**Task objective**
Transcribe the whole listing without a single picture.
>> START
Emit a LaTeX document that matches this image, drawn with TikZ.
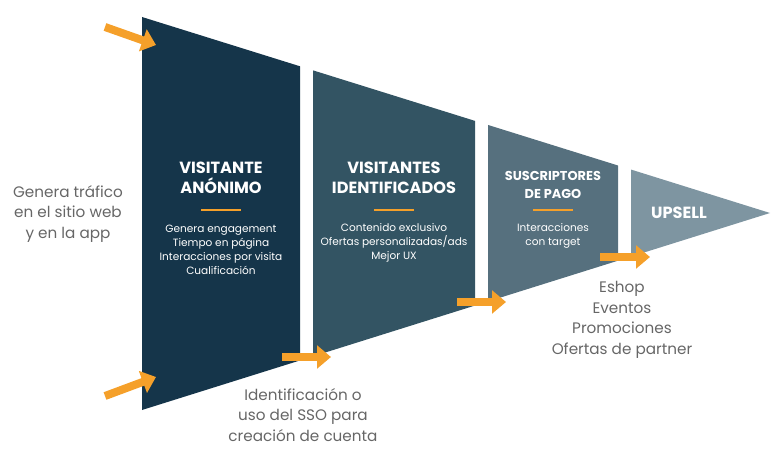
\documentclass[tikz,border=0pt]{standalone}
\usepackage{fontspec}
\setmainfont{Poppins}
\usetikzlibrary{arrows.meta}
\definecolor{segA}{HTML}{15354A}
\definecolor{segB}{HTML}{335463}
\definecolor{segC}{HTML}{56707E}
\definecolor{segD}{HTML}{7E95A1}
\definecolor{flecha}{HTML}{F5A02A}
\definecolor{texto}{HTML}{666666}
\begin{document}
\begin{tikzpicture}[x=0.03cm,y=-0.03cm,
    % estilos
    titulo/.style = {text=white,font=\bfseries\fontsize{13.8}{17}\selectfont,align=center},
    cuerpo/.style = {text=white,font=\fontsize{9}{12}\selectfont,align=center},
    fuera/.style = {text=texto,font=\fontsize{13}{17.5}\selectfont,align=center},
    raya/.style = {draw=flecha,line width=1.2pt},
    flechaN/.style = {draw=flecha,line width=0.24cm,-{Triangle[width=0.68cm,length=0.42cm]}}
    ]
    \useasboundingbox (0,0) rectangle (780,457);

    % --- segmentos del embudo ---
    \def\top#1{{17+0.312*(#1-142)}}
    \def\bot#1{{410-0.3137*(#1-142)}}
    \fill[segA] (142,\top{142}) -- (300,\top{300}) -- (300,\bot{300}) -- (142,\bot{142}) -- cycle;
    \fill[segB] (313,\top{313}) -- (475,\top{475}) -- (475,\bot{475}) -- (313,\bot{313}) -- cycle;
    \fill[segC] (488,\top{488}) -- (618,\top{618}) -- (618,\bot{618}) -- (488,\bot{488}) -- cycle;
    \fill[segD] (631,\top{631}) -- (770,213) -- (631,\bot{631}) -- cycle;

    % --- textos de los segmentos ---
    \node[titulo] (visA) at (221,178) {VISITANTE\\ANÓNIMO};
    \draw[raya] (201,210) -- (241,210);
    \node[cuerpo] (cuerA) at (221,250) {Genera engagement\\Tiempo en página\\Interacciones por visita\\Cualificación};

    \node[titulo] (visB) at (394,178) {VISITANTES\\IDENTIFICADOS};
    \draw[raya] (374,210) -- (414,210);
    \node[cuerpo] (cuerB) at (394,243) {Contenido exclusivo\\Ofertas personalizadas/ads\\Mejor UX};

    \node[titulo,font=\bfseries\fontsize{11}{16}\selectfont] (visC) at (553,185) {SUSCRIPTORES\\DE PAGO};
    \draw[raya] (533,210) -- (573,210);
    \node[cuerpo] (cuerC) at (553,236) {Interacciones\\con target};

    \node[titulo] (upsell) at (679,213) {UPSELL};

    % --- textos externos ---
    \node[fuera] (trafico) at (68,214) {Genera tráfico\\en el sitio web\\y en la app};
    \node[fuera] (ident) at (303,415) {Identificación o\\uso del SSO para\\creación de cuenta};
    \node[fuera] (eshop) at (622,320) {Eshop\\Eventos\\Promociones\\Ofertas de partner};

    % --- flechas ---
    \coordinate (fA1) at (105,27);  \coordinate (fA2) at (156,45);
    \coordinate (fB1) at (105,396); \coordinate (fB2) at (156,377);
    \coordinate (fC1) at (282,357); \coordinate (fC2) at (331,357);
    \coordinate (fD1) at (457,302); \coordinate (fD2) at (506,302);
    \coordinate (fE1) at (600,257); \coordinate (fE2) at (650,257);
    \foreach \a/\b in {fA1/fA2,fB1/fB2,fC1/fC2,fD1/fD2,fE1/fE2}
        \draw[flechaN] (\a) -- (\b);
\end{tikzpicture}
\end{document}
>> END
**Output for this task**
Emit a LaTeX document that matches this image, drawn with TikZ.
\documentclass[tikz,border=0pt]{standalone}
\usepackage{fontspec}
\setmainfont{Poppins}
\usetikzlibrary{arrows.meta}
\definecolor{segA}{HTML}{15354A}
\definecolor{segB}{HTML}{335463}
\definecolor{segC}{HTML}{56707E}
\definecolor{segD}{HTML}{7E95A1}
\definecolor{flecha}{HTML}{F5A02A}
\definecolor{texto}{HTML}{666666}
\begin{document}
\begin{tikzpicture}[x=0.03cm,y=-0.03cm,
    % estilos
    titulo/.style = {text=white,font=\bfseries\fontsize{13.8}{17}\selectfont,align=center},
    cuerpo/.style = {text=white,font=\fontsize{9}{12}\selectfont,align=center},
    fuera/.style = {text=texto,font=\fontsize{13}{17.5}\selectfont,align=center},
    raya/.style = {draw=flecha,line width=1.2pt},
    flechaN/.style = {draw=flecha,line width=0.24cm,-{Triangle[width=0.68cm,length=0.42cm]}}
    ]
    \useasboundingbox (0,0) rectangle (780,457);

    % --- segmentos del embudo ---
    \def\top#1{{17+0.312*(#1-142)}}
    \def\bot#1{{410-0.3137*(#1-142)}}
    \fill[segA] (142,\top{142}) -- (300,\top{300}) -- (300,\bot{300}) -- (142,\bot{142}) -- cycle;
    \fill[segB] (313,\top{313}) -- (475,\top{475}) -- (475,\bot{475}) -- (313,\bot{313}) -- cycle;
    \fill[segC] (488,\top{488}) -- (618,\top{618}) -- (618,\bot{618}) -- (488,\bot{488}) -- cycle;
    \fill[segD] (631,\top{631}) -- (770,213) -- (631,\bot{631}) -- cycle;

    % --- textos de los segmentos ---
    \node[titulo] (visA) at (221,178) {VISITANTE\\ANÓNIMO};
    \draw[raya] (201,210) -- (241,210);
    \node[cuerpo] (cuerA) at (221,250) {Genera engagement\\Tiempo en página\\Interacciones por visita\\Cualificación};

    \node[titulo] (visB) at (394,178) {VISITANTES\\IDENTIFICADOS};
    \draw[raya] (374,210) -- (414,210);
    \node[cuerpo] (cuerB) at (394,243) {Contenido exclusivo\\Ofertas personalizadas/ads\\Mejor UX};

    \node[titulo,font=\bfseries\fontsize{11}{16}\selectfont] (visC) at (553,185) {SUSCRIPTORES\\DE PAGO};
    \draw[raya] (533,210) -- (573,210);
    \node[cuerpo] (cuerC) at (553,236) {Interacciones\\con target};

    \node[titulo] (upsell) at (679,213) {UPSELL};

    % --- textos externos ---
    \node[fuera] (trafico) at (68,214) {Genera tráfico\\en el sitio web\\y en la app};
    \node[fuera] (ident) at (303,415) {Identificación o\\uso del SSO para\\creación de cuenta};
    \node[fuera] (eshop) at (622,320) {Eshop\\Eventos\\Promociones\\Ofertas de partner};

    % --- flechas ---
    \coordinate (fA1) at (105,27);  \coordinate (fA2) at (156,45);
    \coordinate (fB1) at (105,396); \coordinate (fB2) at (156,377);
    \coordinate (fC1) at (282,357); \coordinate (fC2) at (331,357);
    \coordinate (fD1) at (457,302); \coordinate (fD2) at (506,302);
    \coordinate (fE1) at (600,257); \coordinate (fE2) at (650,257);
    \foreach \a/\b in {fA1/fA2,fB1/fB2,fC1/fC2,fD1/fD2,fE1/fE2}
        \draw[flechaN] (\a) -- (\b);
\end{tikzpicture}
\end{document}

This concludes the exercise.